Blood, Marrow, and Bone –
Bearing Witness, Stories of Survival, Loss and (Not) Belonging

Concordia University, Montreal

In collaboration with Lisa Ndejuru and Pauline Ngirumpatse as well as Diana Yaros and Mireille Lapointe from the Algonquin community in Southeastern Ontario and others.

Hosted within the context of the international Conference "Accounts of testimony related to genocide" of Life Stories of Montrealers Displaced by War, Genocide and Other Human Rights Violations Community-University Research Alliance (CURA) Project, Concordia University

The following invitation was circulated widely in advance of the event:

“We each have a story that relates to the essence of who we are, where we have come from, and where we are journeying. Storytelling is a powerful facilitator of culture, spiritual identity and growth” (M. Cueva and R. Kuhnley in: Enhancing Meaning through the Arts: Connecting People, Cultures, Communities, 2003).

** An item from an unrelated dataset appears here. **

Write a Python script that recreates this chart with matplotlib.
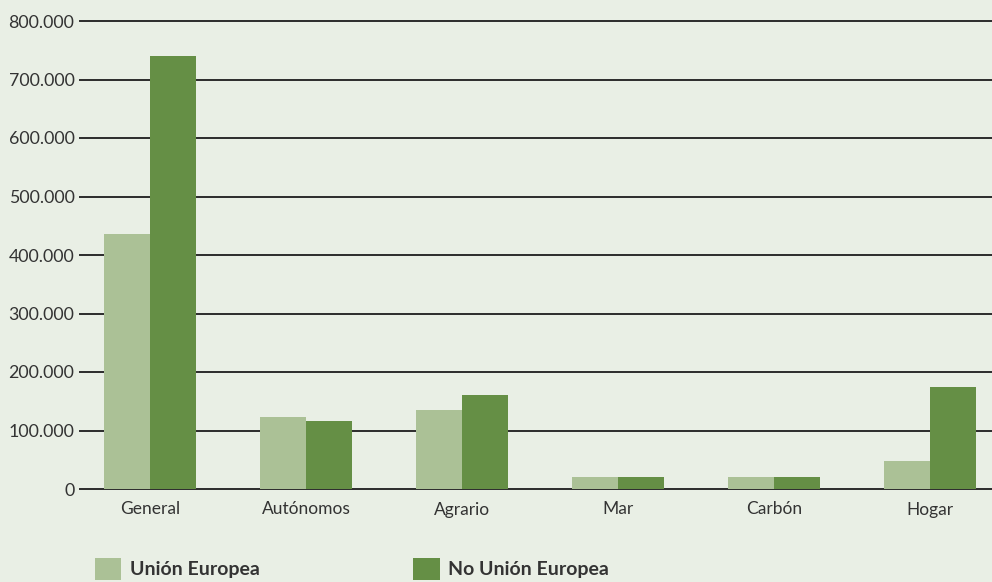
import numpy as np
import matplotlib
matplotlib.use('Agg')
import matplotlib.pyplot as plt

# Datos
regimenes = ['General', 'Autónomos', 'Agrario', 'Mar', 'Carbón', 'Hogar']
union_europea = [436000, 123000, 135000, 21000, 21000, 48000]
no_union_europea = [741000, 116000, 160000, 21000, 21000, 175000]
y_ticks = [0, 100000, 200000, 300000, 400000, 500000, 600000, 700000, 800000]

color_fondo = '#e9efe5'
color_ue = '#abc196'
color_no_ue = '#658f45'
color_texto = '#333333'

plt.rcParams['font.family'] = ['Lato', 'DejaVu Sans']

W, H = 992, 582
fig = plt.figure(figsize=(W / 100, H / 100), dpi=100)
fig.patch.set_facecolor(color_fondo)

# eje: de x=80 a 992 px, y de 21 a 489 px
ax = fig.add_axes([80 / W, (H - 489) / H, (W - 80) / W, (489 - 21) / H])
ax.set_facecolor(color_fondo)

x = np.arange(len(regimenes))
ancho = 0.295
b1 = ax.bar(x - ancho / 2, union_europea, ancho, color=color_ue, zorder=2,
            label='Unión Europea')
b2 = ax.bar(x + ancho / 2, no_union_europea, ancho, color=color_no_ue, zorder=2,
            label='No Unión Europea')

ax.set_ylim(0, 800000)
ax.set_xlim(-(150 - 80) / 156, (992 - 150) / 156)

# líneas de referencia
for t in y_ticks:
    ax.axhline(t, color='#2b2b2b', linewidth=1.4, zorder=1, clip_on=False)

ax.set_yticks(y_ticks)
ax.set_yticklabels([f'{v:,}'.replace(',', '.') for v in y_ticks])
ax.set_xticks(x)
ax.set_xticklabels(regimenes)
ax.tick_params(axis='y', length=0, pad=4, labelsize=12.8, labelcolor=color_texto)
ax.tick_params(axis='x', length=0, pad=9, labelsize=12.5, labelcolor=color_texto)

for s in ax.spines.values():
    s.set_visible(False)

# leyenda pegada al borde inferior (queda recortada como en el original)
leg = fig.legend(handles=[b1, b2], loc='upper left',
                 bbox_to_anchor=(95 / W, (H - 558) / H), ncol=2, frameon=False,
                 handlelength=1.34, handleheight=1.35, handletextpad=0.46,
                 columnspacing=7.9, borderaxespad=0, borderpad=0,
                 prop={'size': 14, 'weight': 'bold'})
for t in leg.get_texts():
    t.set_color(color_texto)

plt.savefig('out.png', dpi=100, facecolor=color_fondo)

To heal our selves and the generations past and future – and to protect others from the scars we suffer – we must be willing to move through and beyond the anger and hurt that has been experienced and passed on. Sometimes the patterns are so deeply etched – within the personal, communal and political spheres – that it is extremely difficult to avoid the victim-to-hero-to-perpetrator cycle and the internalization of crisis.

Embodied tellings of one’s own stories, and bearing witness to those of others in an atmosphere of trust, can attend to the myriad of private and public wounds we carry into the 21st century. We respectfully invite you to participate in an evening of storytelling convened with the intention to enable complex overlapping – even contradictory – histories to be told, memories to be shared, and a sustainable coexistence to be practiced.

We wish to acknowledge the Conseil des arts et des lettres du Québec, the Hadassah-Brandeis Institute, Humain Avant Tout, and Tuganire.